Considering the diffusion equation in the non-stationary regime, Equation (3), one can introduce the following dimensionless variables:

Dimensionless time: $\tau =\frac{t}{t_0}$

Dimensionless vertical position: $\varsigma =\frac{z}{L}$

Dimensionless concentration: $\theta \left(\varsigma ,\tau \right)=\frac{C\left(z,t\right)}{C_0}$

Where t₀ is a characteristic time scale, L is the characteristic length scale, and C₀ is a reference concentration.

Rewriting the diffusion equation using these dimensionless variables, one can obtain

$$\frac{\theta \left(\varsigma ,\tau \right)}{\partial \tau }=\frac{t_{0}D}{L^2}\frac{{\partial }^2\theta \left(\varsigma ,\tau \right)}{\partial {\varsigma }^2},$$

(16)

If the dimensionless diffusion coefficient is defined as

$$Fo=\frac{t_{0}D}{L^2},$$

(17)

where Fo is the Fourier number, a dimensionless number that characterizes heat conduction (or diffusion) relative to the storage, the dimensionless diffusion equation becomes

$$\frac{\theta \left(\varsigma ,\tau \right)}{\partial \tau }=Fo\frac{{\partial }^2\theta \left(\varsigma ,\tau \right)}{\partial {\varsigma }^2},$$

(18)

Considering the dimensionless boundary $\theta \left(0,\tau \right)=0; \theta \left(1,\tau \right)=0$ and initial conditions $\theta \left(\varsigma ,0\right)=\frac{f\left(z\right)}{C_0}$, the analytical solution in dimensionless form follows the same steps as the dimensional solution but now uses dimensionless variables.

This approach enhances the generality and applicability of the model, making it easier to compare with other studies and apply it to different systems.

To adapt the model for situations with laminar mixing or a stagnant liquid, it is necessary to modify the assumptions and approach to reflect the lower Reynolds number (Re) regime, where mixing is less intense and diffusion processes become more dominant.
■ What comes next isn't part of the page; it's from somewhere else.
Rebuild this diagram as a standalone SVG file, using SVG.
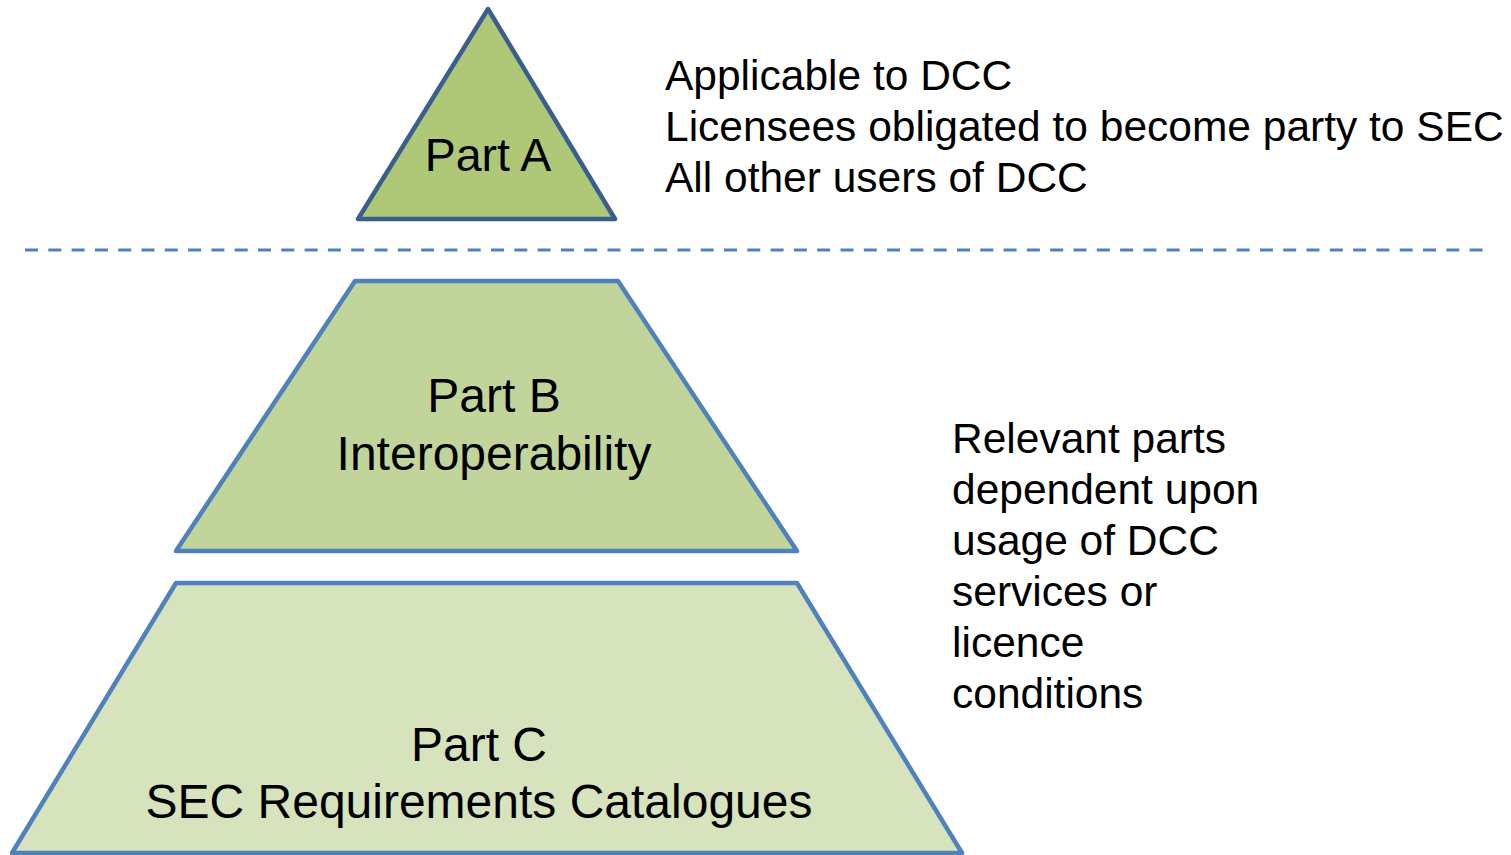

In laminar flow, the Reynolds number is low, and in a stagnant liquid, the flow is essentially zero, and molecular diffusion is the primary transport mechanism. So, the model described in the manuscript, with appropriate boundary and initial conditions that must be defined to reflect the specific setup, can be used.

5. Conclusions

The contributions made in this paper include the study of methods for solving differential equations with partial derivatives that are the basis of the description of the oxygen transfer process from air to water; the approach and presentation of the mathematical model for solving the equation that determines the transfer rate of oxygen to water; the classification of methods for solving second-order differential equations; the finite difference method; and solving the differential equation with the term “source”.

The mathematical modeling of the oxygen transfer process from air to water involves setting up a differential equation that captures the key dynamics of the system. Equation (12) represents the change in oxygen concentration over time due to molecular diffusion from the area with high concentrations to the area with low concentrations. The concentration of dissolved oxygen in the water will increase over time if air is blown into the water. Since the differential diffusion equation is a parabolic equation, it was chosen to be solved by finite differences in the default version.

The finite difference method provides a practical and efficient approach to solving the PDEs governing the oxygen transfer process from air to water. By discretizing the spatial and temporal domains and iteratively solving the resulting system of equations, one can model and analyze the dynamics of oxygen concentration under various conditions and configurations.

The approach and presentation of the mathematical model for solving the differential equation of the parabolic type, of the diffusion in the non-stationary regime, in the vertical direction, by the finite difference method, the implicit scheme is a success of the authors and brings benefits to the field.